--- Entries ---

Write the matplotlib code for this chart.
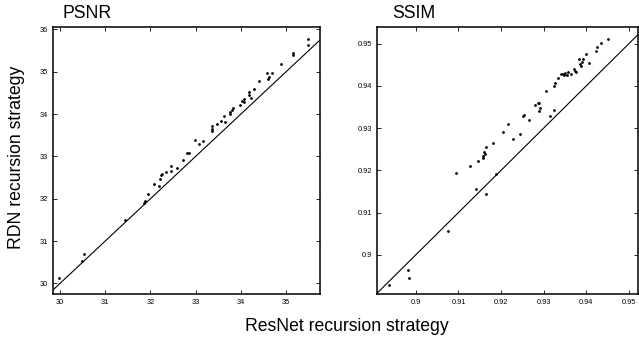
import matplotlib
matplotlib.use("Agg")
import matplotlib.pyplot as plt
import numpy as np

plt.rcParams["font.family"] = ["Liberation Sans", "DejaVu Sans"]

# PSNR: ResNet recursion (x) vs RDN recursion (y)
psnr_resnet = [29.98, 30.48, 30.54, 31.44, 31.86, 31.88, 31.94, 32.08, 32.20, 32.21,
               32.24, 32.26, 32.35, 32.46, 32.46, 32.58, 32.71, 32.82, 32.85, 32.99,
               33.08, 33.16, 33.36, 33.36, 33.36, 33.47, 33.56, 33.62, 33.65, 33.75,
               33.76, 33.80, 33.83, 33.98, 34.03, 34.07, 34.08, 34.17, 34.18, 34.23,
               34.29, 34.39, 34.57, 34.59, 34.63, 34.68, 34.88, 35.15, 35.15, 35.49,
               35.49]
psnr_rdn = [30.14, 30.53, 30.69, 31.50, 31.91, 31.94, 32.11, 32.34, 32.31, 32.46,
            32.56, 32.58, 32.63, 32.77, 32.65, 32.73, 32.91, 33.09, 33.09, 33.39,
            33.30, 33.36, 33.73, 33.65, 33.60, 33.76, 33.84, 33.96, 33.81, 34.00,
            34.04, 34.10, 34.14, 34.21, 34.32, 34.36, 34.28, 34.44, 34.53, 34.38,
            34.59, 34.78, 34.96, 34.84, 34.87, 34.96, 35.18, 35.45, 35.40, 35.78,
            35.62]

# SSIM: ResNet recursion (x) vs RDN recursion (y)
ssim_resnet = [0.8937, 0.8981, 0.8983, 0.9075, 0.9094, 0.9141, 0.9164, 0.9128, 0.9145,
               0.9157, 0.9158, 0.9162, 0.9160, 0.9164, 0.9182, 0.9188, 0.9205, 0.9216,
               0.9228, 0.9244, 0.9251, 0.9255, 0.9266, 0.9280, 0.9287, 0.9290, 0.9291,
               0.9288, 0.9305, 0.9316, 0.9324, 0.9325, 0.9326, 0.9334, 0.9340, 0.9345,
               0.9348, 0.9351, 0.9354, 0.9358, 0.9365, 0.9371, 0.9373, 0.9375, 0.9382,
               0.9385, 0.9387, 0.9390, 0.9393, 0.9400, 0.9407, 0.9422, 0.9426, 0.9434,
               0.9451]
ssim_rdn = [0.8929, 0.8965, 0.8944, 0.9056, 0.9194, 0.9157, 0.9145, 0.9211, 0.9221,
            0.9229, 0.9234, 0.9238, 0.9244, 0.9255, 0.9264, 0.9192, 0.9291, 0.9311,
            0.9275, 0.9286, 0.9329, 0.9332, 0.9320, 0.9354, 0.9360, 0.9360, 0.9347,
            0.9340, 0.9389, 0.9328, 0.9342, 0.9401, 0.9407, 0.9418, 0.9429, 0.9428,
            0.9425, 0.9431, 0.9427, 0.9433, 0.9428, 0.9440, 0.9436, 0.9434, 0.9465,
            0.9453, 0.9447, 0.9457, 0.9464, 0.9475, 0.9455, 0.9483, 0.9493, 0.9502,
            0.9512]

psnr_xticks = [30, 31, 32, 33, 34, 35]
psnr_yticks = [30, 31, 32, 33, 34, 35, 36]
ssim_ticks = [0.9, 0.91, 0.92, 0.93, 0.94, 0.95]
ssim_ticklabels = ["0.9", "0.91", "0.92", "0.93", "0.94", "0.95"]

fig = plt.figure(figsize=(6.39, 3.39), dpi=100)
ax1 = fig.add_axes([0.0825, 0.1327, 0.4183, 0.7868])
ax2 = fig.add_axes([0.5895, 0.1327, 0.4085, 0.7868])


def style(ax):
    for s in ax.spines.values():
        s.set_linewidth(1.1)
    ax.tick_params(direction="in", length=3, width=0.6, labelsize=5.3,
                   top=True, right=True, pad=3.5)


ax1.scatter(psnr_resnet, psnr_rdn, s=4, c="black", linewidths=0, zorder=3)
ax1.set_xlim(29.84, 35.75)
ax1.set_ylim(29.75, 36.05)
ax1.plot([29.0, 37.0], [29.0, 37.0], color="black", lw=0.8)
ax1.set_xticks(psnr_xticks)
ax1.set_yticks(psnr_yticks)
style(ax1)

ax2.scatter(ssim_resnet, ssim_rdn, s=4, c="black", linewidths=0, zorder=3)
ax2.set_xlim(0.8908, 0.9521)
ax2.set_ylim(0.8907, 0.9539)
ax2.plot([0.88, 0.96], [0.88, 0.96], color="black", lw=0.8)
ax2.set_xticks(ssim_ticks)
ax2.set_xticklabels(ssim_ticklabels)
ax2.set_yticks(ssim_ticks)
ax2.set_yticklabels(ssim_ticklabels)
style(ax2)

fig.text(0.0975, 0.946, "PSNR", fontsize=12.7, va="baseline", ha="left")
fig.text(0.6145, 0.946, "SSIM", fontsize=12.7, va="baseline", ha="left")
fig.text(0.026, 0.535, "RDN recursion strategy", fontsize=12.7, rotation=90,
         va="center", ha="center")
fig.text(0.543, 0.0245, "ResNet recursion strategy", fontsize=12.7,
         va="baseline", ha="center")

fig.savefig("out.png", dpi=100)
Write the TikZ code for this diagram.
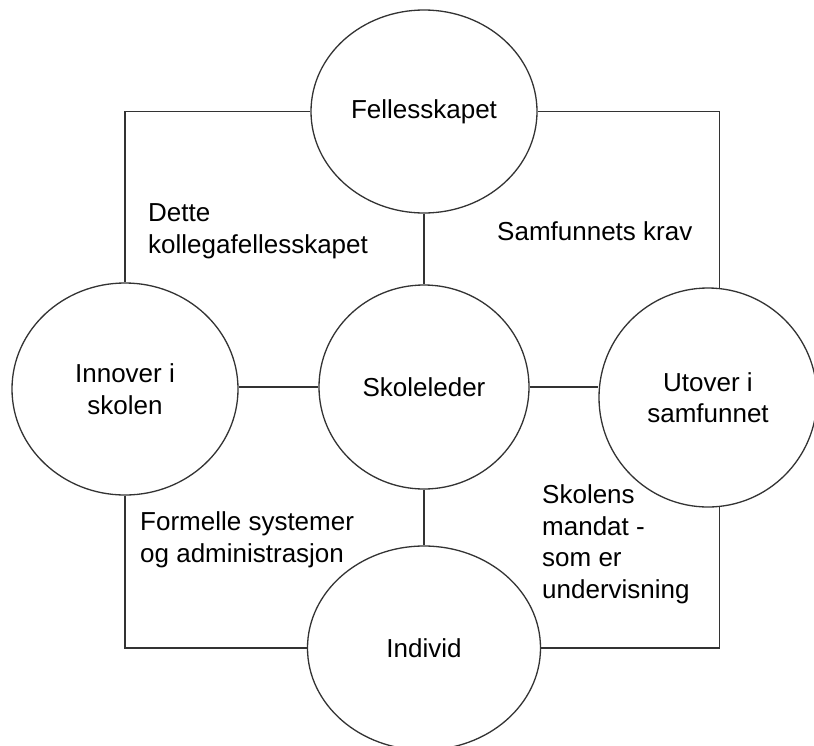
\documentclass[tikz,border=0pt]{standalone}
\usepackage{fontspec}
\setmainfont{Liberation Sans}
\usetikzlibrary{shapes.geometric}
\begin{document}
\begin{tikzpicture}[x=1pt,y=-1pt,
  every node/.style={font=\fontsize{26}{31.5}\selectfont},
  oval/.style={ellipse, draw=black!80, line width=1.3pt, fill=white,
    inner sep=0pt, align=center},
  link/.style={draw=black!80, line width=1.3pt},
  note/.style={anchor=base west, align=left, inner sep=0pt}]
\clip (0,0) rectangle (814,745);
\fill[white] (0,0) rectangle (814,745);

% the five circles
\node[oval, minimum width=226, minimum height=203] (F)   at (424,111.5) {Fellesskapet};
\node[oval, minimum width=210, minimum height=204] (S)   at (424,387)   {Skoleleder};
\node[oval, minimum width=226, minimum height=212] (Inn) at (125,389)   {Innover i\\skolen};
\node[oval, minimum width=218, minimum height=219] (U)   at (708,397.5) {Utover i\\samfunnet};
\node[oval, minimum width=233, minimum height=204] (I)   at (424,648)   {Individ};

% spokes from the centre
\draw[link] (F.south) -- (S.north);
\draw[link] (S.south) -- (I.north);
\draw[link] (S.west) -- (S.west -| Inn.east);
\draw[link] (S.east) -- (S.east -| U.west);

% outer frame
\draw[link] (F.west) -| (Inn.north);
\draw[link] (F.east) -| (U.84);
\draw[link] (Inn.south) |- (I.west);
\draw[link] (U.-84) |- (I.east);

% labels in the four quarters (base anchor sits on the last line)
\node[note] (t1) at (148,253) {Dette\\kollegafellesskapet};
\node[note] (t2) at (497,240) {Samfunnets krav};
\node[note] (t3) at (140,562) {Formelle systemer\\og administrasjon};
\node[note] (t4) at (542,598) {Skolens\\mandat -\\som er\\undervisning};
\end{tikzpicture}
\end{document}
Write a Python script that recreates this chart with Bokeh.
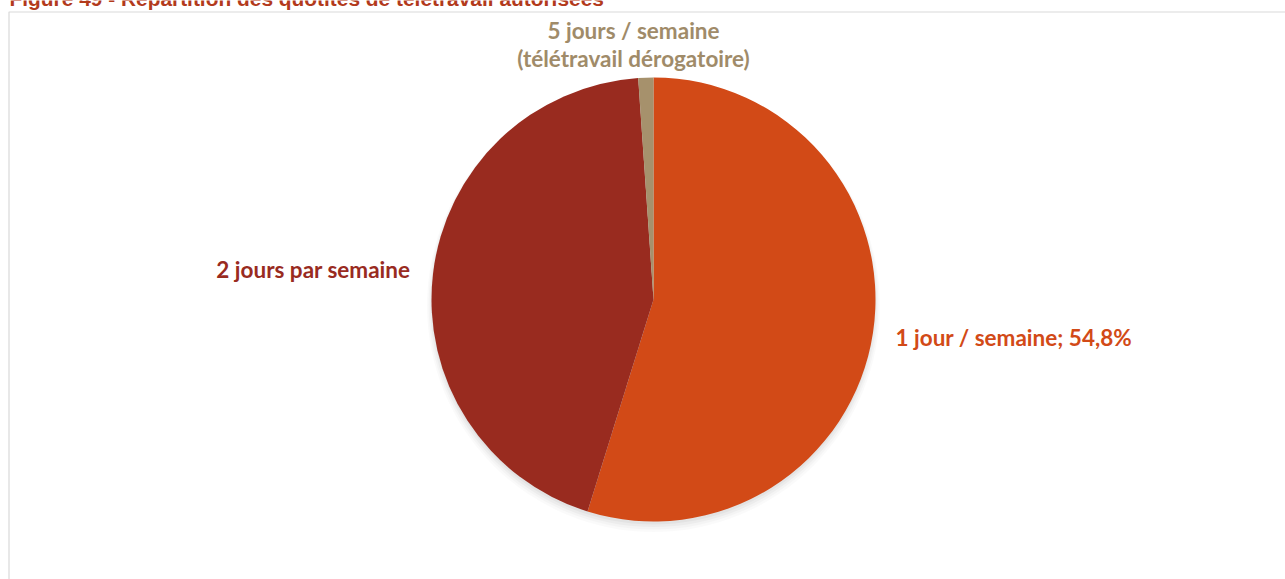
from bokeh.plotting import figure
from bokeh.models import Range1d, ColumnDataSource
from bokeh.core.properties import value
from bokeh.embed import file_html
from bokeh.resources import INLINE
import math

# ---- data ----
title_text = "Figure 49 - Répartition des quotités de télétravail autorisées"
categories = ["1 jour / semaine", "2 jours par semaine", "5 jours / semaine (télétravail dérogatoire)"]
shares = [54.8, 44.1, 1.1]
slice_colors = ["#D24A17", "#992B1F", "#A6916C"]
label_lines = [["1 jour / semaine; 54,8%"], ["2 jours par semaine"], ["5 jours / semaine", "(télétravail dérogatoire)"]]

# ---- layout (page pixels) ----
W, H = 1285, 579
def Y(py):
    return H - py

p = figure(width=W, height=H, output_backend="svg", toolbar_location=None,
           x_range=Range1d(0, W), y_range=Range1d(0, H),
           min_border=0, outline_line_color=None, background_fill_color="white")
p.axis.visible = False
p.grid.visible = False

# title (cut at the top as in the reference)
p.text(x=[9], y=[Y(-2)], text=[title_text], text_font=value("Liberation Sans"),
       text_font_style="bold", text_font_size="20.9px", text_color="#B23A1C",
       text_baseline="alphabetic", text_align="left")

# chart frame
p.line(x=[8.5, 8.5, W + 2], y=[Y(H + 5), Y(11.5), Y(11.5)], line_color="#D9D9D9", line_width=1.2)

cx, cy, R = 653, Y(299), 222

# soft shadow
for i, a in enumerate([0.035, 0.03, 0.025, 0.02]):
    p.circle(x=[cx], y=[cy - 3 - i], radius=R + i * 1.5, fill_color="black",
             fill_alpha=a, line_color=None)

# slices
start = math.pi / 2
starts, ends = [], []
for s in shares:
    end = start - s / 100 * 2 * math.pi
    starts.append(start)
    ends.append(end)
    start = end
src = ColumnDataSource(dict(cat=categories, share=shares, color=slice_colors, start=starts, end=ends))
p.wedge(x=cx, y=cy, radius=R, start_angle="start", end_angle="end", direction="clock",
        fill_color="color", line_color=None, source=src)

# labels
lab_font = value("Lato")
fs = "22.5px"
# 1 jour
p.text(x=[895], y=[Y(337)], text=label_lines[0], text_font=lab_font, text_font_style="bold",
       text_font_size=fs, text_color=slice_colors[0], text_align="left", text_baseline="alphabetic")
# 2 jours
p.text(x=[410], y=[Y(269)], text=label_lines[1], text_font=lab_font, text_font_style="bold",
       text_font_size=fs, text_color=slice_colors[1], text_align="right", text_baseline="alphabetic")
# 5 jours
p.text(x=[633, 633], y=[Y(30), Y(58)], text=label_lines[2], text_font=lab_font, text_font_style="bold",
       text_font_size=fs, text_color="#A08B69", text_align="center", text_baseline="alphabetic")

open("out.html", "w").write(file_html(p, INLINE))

---

* **What is asked**:
Give again, word for word, only the lines starting at the line with "Write a Python" and ending at the line with "jour / semaine;", keeping both end lines; pictures stay out.

* **Correct answer**:
Write a Python script that recreates this chart with Bokeh.
from bokeh.plotting import figure
from bokeh.models import Range1d, ColumnDataSource
from bokeh.core.properties import value
from bokeh.embed import file_html
from bokeh.resources import INLINE
import math

# ---- data ----
title_text = "Figure 49 - Répartition des quotités de télétravail autorisées"
categories = ["1 jour / semaine", "2 jours par semaine", "5 jours / semaine (télétravail dérogatoire)"]
shares = [54.8, 44.1, 1.1]
slice_colors = ["#D24A17", "#992B1F", "#A6916C"]
label_lines = [["1 jour / semaine; 54,8%"], ["2 jours par semaine"], ["5 jours / semaine", "(télétravail dérogatoire)"]]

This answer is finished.